Le monde selon Francis Rissin
C’est l’aventure d’un roman d’abord tiré à 100 exemplaires à compte d’auteur, qui parvient chez un éditeur avec un pied en France et un autre en Belgique. Francis Rissin arrive ainsi chez Tusitala et dans la rentrée littéraire. « Francis Rissin » : prononcez ce nom 3 fois, faites le tourner en bouche, lisez 5 pages du roman et le pari est pris que vous ne l’oublierez plus.
L’auteur, c’est Martin Mongin, et parfois les deux noms se télescopent, prouvant que la créature a pris forme et dévoré son maître.
« Le monde n’est pas un roman expérimental. Le monde n’est pas la somme de ce que vous avez laissé sur les réseaux sociaux pendant les dernières vingt quatre heures. La vie de Francis Rissin est un livre qui n’a jamais été écrit, un livre qui n’existe pas, une épopée qui n’a jamais eu lieu. C’est à peine si nous l’avons jouée dans nos têtes. C’est un nom de treize lettres, de quatre syllabes, c’est tout. Derrière, il n’y a rien. »

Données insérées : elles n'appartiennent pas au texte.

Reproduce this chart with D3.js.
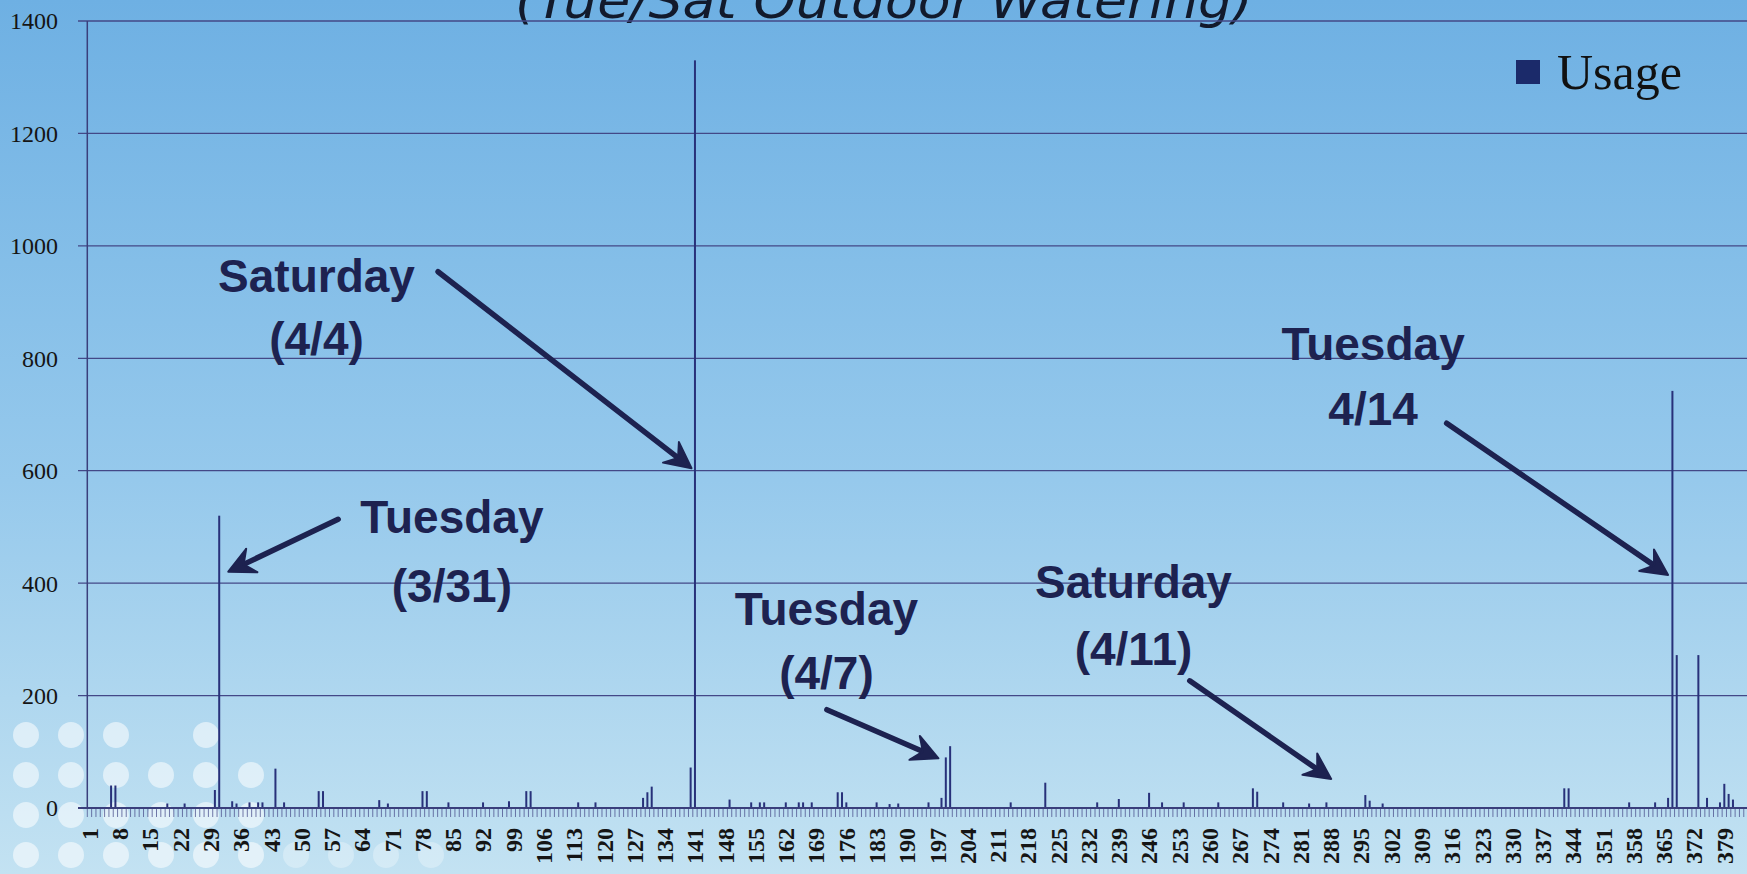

Derrière, il y a en fait tout. Le nom incarne un homme fantomatique dont les contours se dessinent en onze voix et autant de chapitres. Francis Rissin naît sur des affiches collées en masse sur les murs des villes, pendant que des processions d’admirateurs le suivent sur les routes de France. En ce qui concerne sa mort rien n’est très sûr, on parle de deux tombes différentes… Son existence est certifiée par de très sérieux ouvrages étudiés par une universitaire. L’homme fait même l’objet d’un rapport de la préfecture. Est-ce que cela suffit pour exister. Qui est Francis Rissin ? De quoi Francis Rissin est-il le nom ?
Le lecteur reste suspendu au mystère. Lui aussi, il se prend d’enthousiasme et célèbre l’espoir qui surgit. Le sixième chapitre, au coeur même du dispositif (5 chapitres avant lui, 5 après), vient rebattre les cartes et interroger nos pulsions et notre intelligence.
Francis Rissin est l’histoire de la perturbation du réel, opérée à différentes strates de notre quotidien. En cela, il se rapproche d’un autre premier roman incontournable, le Protocole Gouvernante de Guillaume Lavenant. Il fait partie de ces romans au potentiel vaste, qui peut déborder du cadre, laisser l’empreinte de scènes d’anthologie tout en suscitant une réflexion profonde. Il porte la marque de ce qui est évident et dissimulé, tout en laissant au lecteur la possibilité de s’emparer du mystère. C’est un livre aux visages multiples, comme son personnage. Ludique tout en étant politique. Ou l’inverse. Pour finir, il est tout entier un hommage à la littérature et au genre. A la lecture, difficile de ne pas penser à La maison des feuilles de Mark Z. Danielewski, à La conspiration des ténèbres de Theodore Roszak, aux Falsificateurs d’Antoine Bello ou au Roman Fleuve d’Antoine Piazza. Tout pour plaire.
Caroline de Benedetti
Martin Mongin, Francis Rissin, éditions Tusitala, 2019, 22 €, 616 p.